Ritchie has more than 3,200 flying hours, 800 of those in combat. An F-4 pilot in Vietnam, he is the U.S. Air Force's first and only pilot ace since the Korean War and the only American pilot in history to down five MIG-21s. He was the youngest top gun pilot in U.S. history, Kappler said.

Mercer, 24, and Curry, 30, were imprisoned by the Taliban on Aug. 3 on charges of attempting to convert Muslim Afghans to Christianity. The two women went to Afghanistan with the German-based Shelter Now International, where they provided health care, aided widows and helped street children. They were liberated by Northern Alliance rebel soldiers and U.S. special forces helicopters after spending 105 days in prison.

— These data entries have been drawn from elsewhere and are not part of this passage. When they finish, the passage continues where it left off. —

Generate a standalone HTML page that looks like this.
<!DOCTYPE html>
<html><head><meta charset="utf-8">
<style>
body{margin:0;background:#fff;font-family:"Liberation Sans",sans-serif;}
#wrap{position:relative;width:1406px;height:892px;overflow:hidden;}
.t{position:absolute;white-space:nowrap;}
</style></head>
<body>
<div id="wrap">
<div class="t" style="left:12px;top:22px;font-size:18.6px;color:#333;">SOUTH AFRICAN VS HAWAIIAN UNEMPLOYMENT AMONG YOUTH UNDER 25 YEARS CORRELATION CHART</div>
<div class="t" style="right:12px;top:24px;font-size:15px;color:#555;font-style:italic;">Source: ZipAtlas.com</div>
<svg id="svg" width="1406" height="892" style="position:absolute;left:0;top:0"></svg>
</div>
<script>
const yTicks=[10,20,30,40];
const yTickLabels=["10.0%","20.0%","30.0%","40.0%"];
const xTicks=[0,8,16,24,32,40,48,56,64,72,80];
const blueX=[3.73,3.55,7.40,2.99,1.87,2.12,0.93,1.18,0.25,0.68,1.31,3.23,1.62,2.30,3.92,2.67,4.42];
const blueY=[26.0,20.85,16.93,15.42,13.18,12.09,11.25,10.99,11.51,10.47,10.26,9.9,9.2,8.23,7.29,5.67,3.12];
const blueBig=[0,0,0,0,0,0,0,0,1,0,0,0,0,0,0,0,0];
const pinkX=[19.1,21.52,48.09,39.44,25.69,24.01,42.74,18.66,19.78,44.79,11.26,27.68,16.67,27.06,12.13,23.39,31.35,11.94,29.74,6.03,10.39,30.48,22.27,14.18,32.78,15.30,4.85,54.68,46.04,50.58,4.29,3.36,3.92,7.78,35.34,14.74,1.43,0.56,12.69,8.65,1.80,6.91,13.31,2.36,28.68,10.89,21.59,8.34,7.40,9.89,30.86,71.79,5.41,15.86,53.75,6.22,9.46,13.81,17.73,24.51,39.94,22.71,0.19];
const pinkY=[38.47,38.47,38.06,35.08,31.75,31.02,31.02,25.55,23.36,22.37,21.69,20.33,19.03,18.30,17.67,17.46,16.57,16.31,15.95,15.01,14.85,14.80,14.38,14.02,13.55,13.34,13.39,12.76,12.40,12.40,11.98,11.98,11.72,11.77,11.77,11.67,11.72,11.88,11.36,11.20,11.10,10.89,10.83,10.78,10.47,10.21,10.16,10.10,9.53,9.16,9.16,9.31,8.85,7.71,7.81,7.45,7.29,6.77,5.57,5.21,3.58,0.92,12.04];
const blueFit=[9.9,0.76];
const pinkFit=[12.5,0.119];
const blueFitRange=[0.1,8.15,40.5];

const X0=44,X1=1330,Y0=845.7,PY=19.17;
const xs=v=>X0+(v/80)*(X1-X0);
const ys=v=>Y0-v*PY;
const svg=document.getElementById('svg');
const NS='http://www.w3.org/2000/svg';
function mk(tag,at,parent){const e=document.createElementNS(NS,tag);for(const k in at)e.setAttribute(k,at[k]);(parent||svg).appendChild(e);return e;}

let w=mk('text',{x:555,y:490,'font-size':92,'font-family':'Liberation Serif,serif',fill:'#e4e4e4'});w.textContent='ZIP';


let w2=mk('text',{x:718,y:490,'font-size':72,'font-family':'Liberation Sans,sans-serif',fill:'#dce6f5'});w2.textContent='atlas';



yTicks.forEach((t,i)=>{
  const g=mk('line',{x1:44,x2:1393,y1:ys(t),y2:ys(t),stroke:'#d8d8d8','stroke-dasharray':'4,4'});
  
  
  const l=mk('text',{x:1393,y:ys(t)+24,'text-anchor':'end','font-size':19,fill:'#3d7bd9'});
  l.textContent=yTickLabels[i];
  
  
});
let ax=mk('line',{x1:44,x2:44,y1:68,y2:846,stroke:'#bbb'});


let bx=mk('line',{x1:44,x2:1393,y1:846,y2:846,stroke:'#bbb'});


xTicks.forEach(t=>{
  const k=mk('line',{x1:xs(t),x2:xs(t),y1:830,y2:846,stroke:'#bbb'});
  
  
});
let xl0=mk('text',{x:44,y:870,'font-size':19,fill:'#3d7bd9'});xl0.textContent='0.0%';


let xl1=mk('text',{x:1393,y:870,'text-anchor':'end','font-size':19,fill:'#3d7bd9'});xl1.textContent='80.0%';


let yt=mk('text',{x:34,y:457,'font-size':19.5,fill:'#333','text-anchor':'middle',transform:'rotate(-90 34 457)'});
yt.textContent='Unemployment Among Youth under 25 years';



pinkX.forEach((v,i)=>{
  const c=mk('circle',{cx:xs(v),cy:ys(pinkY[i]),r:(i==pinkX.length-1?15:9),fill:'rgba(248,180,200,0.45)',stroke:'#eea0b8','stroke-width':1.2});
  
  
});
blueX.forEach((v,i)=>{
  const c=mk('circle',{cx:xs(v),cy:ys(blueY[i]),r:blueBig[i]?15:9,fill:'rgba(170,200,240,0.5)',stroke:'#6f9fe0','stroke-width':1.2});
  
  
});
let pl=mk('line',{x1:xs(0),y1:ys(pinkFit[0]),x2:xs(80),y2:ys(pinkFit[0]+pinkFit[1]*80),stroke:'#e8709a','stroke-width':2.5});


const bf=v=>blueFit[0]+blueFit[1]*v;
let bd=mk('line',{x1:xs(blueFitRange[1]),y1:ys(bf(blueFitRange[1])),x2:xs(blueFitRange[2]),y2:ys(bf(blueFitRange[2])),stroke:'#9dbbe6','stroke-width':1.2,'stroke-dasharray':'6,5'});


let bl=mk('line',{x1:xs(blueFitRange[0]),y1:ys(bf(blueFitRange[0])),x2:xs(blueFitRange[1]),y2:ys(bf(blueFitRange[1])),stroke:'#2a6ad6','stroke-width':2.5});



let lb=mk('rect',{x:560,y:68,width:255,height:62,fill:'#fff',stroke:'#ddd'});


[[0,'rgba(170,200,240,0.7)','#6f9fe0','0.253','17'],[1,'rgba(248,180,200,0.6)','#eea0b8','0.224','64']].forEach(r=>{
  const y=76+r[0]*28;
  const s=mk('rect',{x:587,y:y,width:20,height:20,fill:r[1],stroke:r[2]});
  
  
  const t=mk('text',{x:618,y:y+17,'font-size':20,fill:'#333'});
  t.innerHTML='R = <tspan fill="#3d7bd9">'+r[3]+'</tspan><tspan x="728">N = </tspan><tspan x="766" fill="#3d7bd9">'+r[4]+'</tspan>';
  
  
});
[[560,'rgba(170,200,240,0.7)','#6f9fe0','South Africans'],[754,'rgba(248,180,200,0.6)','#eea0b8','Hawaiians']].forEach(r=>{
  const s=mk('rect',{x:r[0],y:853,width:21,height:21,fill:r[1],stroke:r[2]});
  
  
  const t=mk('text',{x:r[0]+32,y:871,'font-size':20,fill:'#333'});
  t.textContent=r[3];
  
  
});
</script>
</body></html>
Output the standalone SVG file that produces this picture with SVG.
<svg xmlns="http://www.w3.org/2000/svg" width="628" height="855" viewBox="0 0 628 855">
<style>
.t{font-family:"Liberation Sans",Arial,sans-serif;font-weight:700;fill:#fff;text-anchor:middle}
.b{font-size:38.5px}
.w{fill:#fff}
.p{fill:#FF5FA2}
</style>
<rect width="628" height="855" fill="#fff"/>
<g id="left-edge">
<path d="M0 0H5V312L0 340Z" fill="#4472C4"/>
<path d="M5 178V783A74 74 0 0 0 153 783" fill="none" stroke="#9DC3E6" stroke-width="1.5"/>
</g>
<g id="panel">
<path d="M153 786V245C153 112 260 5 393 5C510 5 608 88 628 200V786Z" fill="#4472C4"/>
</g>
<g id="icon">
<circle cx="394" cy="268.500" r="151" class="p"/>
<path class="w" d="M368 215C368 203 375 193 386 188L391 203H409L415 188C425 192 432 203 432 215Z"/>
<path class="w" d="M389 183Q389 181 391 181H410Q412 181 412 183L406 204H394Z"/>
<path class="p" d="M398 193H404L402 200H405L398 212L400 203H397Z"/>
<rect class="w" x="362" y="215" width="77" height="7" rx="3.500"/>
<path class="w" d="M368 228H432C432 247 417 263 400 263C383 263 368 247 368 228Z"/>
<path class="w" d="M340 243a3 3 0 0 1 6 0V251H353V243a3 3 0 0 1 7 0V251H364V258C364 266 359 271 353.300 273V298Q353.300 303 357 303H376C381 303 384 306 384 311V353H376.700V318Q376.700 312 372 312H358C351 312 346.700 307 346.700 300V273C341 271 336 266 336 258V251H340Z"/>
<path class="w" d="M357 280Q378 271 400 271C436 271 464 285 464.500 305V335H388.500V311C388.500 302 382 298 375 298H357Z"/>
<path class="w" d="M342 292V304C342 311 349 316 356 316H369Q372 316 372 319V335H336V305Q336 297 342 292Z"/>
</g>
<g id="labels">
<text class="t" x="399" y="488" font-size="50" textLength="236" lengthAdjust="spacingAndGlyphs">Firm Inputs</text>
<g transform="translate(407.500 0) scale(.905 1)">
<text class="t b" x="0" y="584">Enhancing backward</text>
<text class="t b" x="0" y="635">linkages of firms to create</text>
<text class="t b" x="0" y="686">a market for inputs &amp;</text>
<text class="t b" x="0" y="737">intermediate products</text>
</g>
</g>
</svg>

Gardner is a three-time national champion and a Greco-Roman wrestling gold medalist in the 2000 Olympic games. The youngest of nine children, he grew up on a dairy farm in Afton, Wyo., where he stayed in shape by hauling hay, milking cows and doing other farm chores.

It is the 11th year for the lecture series. Local businesses provide funding to bring the speakers to town and sponsor student tickets, Kappler said.

Tickets are available at Hearthside Books and are $25 for each event or $90 for all four. The speeches are at Centennial Hall, with lunch catered by the Hangar on the Wharf. The doors open at 11:30 a.m.